Former Hewlett Packard CEO Carly Fiorina has been vetted as a possible vice president choice by the campaign of Texas Senator Ted Cruz.
Jeff Roe, Cruz’s campaign manager, tweeted on Monday that the campaign short listed the names of possible vice presidents. “We have narrowed our VP candidates to a short list and are going thru the normal processes associated with picking a running mate,” the tweet says.
Speaking with CNN, Cruz’s campaign chairperson Chad Sweet said, “[Cruz] is vetting a number of solid candidates, and certainly Ms. Fiorina is absolutely one of them. She’s one of the most talented business leaders of modern times.” Fiorina’s selection as a possible vice president by Cruz’s campaign was also confirmed by her aide, Sarah Isgur Flores, CNN reports.
While Cruz said that his campaign has begun shortlisting the possible candidates for the post of vice president, he did not confirm whether Fiorina was included in the selection, as reported by ABC News.
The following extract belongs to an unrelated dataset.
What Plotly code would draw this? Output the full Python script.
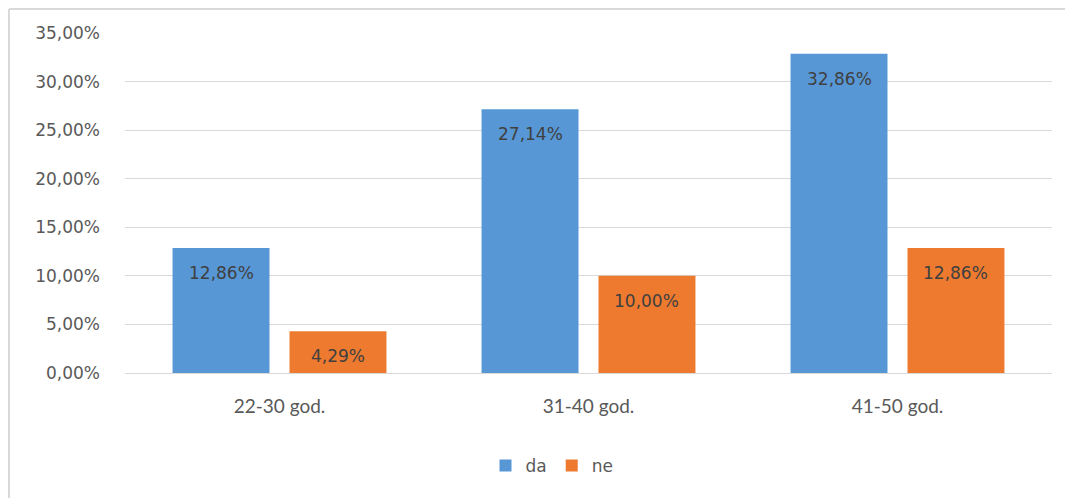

“We have acknowledged some time ago that we have begun a vice presidential search process. Any responsible candidate just a couple of months out from the convention would begin that process,” he said.
“We’ve begun examining both a long list and now a shorter list that has been called. And that naturally includes a vetting process. At this point, no decisions have been made in terms of who a nominee would be. Or what the timing would be of the announcement.”
Fiorina had bowed out of the presidential race in February. She has endorsed Cruz. The Texas senator will be partnering with Ohio Governor John Kasich to block Republican front runner and business mogul Donald Trump from clinching a nomination.
A CBS News’ count reveals that Trump is leading the Republican race with 844 delegates, while Cruz and Kasich are following behind with 555 and 147 delegates, respectively.
A report by the Bipartisan Policy Center said that candidates should begin the vetting process as early as eight weeks prior to the convention. This year, the convention will be held in July instead of August; and so the candidates have a shorter window to make their pick.